Whoa.   Yes, we can all do that.   So when we get to the gate, we are all seated (except for one douche bag who just had to get up & fish his iPhone out of his carry-on stowed overhead).   And sure enough two uniformed personnel come up the aisle from behind me & there is some applause.   I manage a few clammy claps but I’m thinking, “This is a funeral.   We don’t clap at funerals.   We should not be clapping.   We’ve got this all wrong.   We need to be somber, we need to be quiet.   That is how we can best pay respect.”

They disembark and Pat says, “OK, you can all go back to being assholes now.” Which was accurate but not funny.

I had a window seat, a few rows in front of the right wing.   Row 20-something.   Up ahead is the usual logjam of passengers gathering their stuff & filing out.
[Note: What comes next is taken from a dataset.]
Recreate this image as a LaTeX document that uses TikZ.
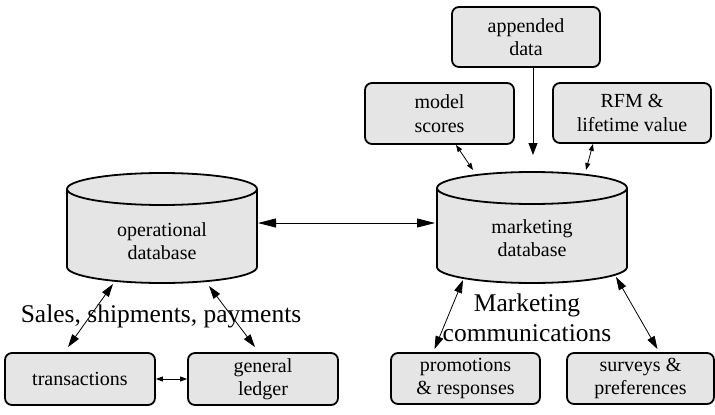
\documentclass[tikz,border=0pt]{standalone}
\usepackage{fontspec}
\setmainfont{Liberation Serif}
\usetikzlibrary{arrows.meta}
\definecolor{boxfill}{gray}{0.9}
\tikzset{
  x=1pt, y=-1pt,
  box/.style={draw, line width=1.8pt, rounded corners=7pt, fill=boxfill,
    align=center, inner sep=0pt, font=\fontsize{20}{23.5}\selectfont},
  cyl/.style={draw, line width=1.8pt, fill=boxfill},
  cyltext/.style={align=center, font=\fontsize{20}{23.5}\selectfont},
  biglabel/.style={align=center, font=\fontsize{25.5}{30}\selectfont},
  bigtip/.style={{Triangle[length=13pt,width=8pt]}-{Triangle[length=13pt,width=8pt]}, line width=0.8pt},
  smalltip/.style={{Triangle[length=7pt,width=5pt]}-{Triangle[length=7pt,width=5pt]}, line width=0.8pt},
  onetip/.style={-{Triangle[length=12pt,width=9pt]}, line width=0.8pt},
  widetip/.style={{Triangle[length=18pt,width=9pt]}-{Triangle[length=18pt,width=9pt]}, line width=0.8pt},
}
\begin{document}
\begin{tikzpicture}
\useasboundingbox (0,0) rectangle (715,415);

% operational database cylinder
\path[cyl] (67,189) -- (67,267) arc[start angle=180, end angle=360, x radius=95pt, y radius=16pt] -- (257,189);
\path[cyl] (162,189) ellipse[x radius=95pt, y radius=16pt];
\node[cyltext] (opdb) at (162,241) {operational\\database};

% marketing database cylinder
\path[cyl] (437,188) -- (437,267) arc[start angle=180, end angle=360, x radius=95pt, y radius=16pt] -- (627,188);
\path[cyl] (532,188) ellipse[x radius=95pt, y radius=16pt];
\node[cyltext] (mkdb) at (532,238) {marketing\\database};

% boxes
\node[box, minimum width=150pt, minimum height=52pt] (trans) at (80,379) {transactions};
\node[box, minimum width=150pt, minimum height=52pt] (ledger) at (263,379) {general\\ledger};
\node[box, minimum width=148pt, minimum height=60pt] (append) at (526,37) {appended\\data};
\node[box, minimum width=149pt, minimum height=61pt] (model) at (439.5,113.5) {model\\scores};
\node[box, minimum width=158pt, minimum height=60pt] (rfm) at (632,113) {RFM \&\\lifetime value};
\node[box, minimum width=149pt, minimum height=51pt] (promo) at (465.5,378.5) {promotions\\\& responses};
\node[box, minimum width=147pt, minimum height=51pt] (survey) at (640.5,378.5) {surveys \&\\preferences};

% labels
\node[biglabel] (sales) at (161,316) {Sales, shipments, payments};
\node[biglabel] (mcomm) at (527,318) {Marketing\\communications};

% connection points on the cylinders
\coordinate (op-e) at (258,223);
\coordinate (op-sw) at (113,284);
\coordinate (op-se) at (209,286);
\coordinate (mk-w) at (435,223);
\coordinate (mk-n) at (533,155);
\coordinate (mk-nw) at (473,170);
\coordinate (mk-ne) at (586,170);
\coordinate (mk-sw) at (463,280);
\coordinate (mk-se) at (616,277);

% connectors
\draw[widetip] (op-e) -- (mk-w);
\draw[bigtip] (op-sw) -- ([xshift=-12pt,yshift=5pt]trans.north);
\draw[bigtip] (op-se) -- ([xshift=-8pt,yshift=5pt]ledger.north);
\draw[smalltip] (trans.east) -- (ledger.west);
\draw[onetip] (append.south -| mk-n) -- (mk-n);
\draw[smalltip] ([xshift=16.5pt]model.south) -- (mk-nw);
\draw[smalltip] ([xshift=-39pt]rfm.south) -- (mk-ne);
\draw[bigtip] (mk-sw) -- ([xshift=-31pt,yshift=3pt]promo.north);
\draw[bigtip] (mk-se) -- ([xshift=17pt,yshift=3pt]survey.north);
\end{tikzpicture}
\end{document}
I look out the window the luggage team as it pulls up to our plane. Sometimes if I’m waiting to disembark I’ll watch as the luggage conveyor sets up & the luggage starts coming off of the plane. I’ll see if I can see my bag.

But then I see the two uniformed personnel out by the luggage conveyor & tram. The lead military guy, a short, stock red-haired fellow has an airport employee come up to him, explain something. The red-haired soldier quickly looks away, appears to bite his tongue. Then he looks up at the little windows. One, two, three, making his way down the line. And then he looks right at me. I can see the pain in this man’s eyes and the anger in him and also the humiliation he is feeling right then.

I avoid his gaze. Seconds later a rectangular white pine box starts its way down the conveyor. I can read the goddam piece of paper stuck to the top of the box identifying who, what is inside.

A crew of airport employees/pall bearers grab several straps attached to the bottom of the box. They have a hard time transferring it from the conveyor to the luggage tram and for a second I wonder if the box is going to fall to the ground. I cannot believe what I am seeing.

Not too long after that, the way off of the plane has cleared and I am getting off of the plane. I don’t know who else has seen what I’ve seen, how many other passengers. I didn’t hear anyone say anything about it. Fresh off of Jamaica & traveling, I did not even think about the fact that Memorial Day Weekend was nigh. It’s as close to either war as I’ve gotten, which is to say not very close.

We all crammed into one taxi and the driver left us off at the local A&P. I couldn’t wait to go get our dog. The next day was work, and what do you know? A three-day weekend after that.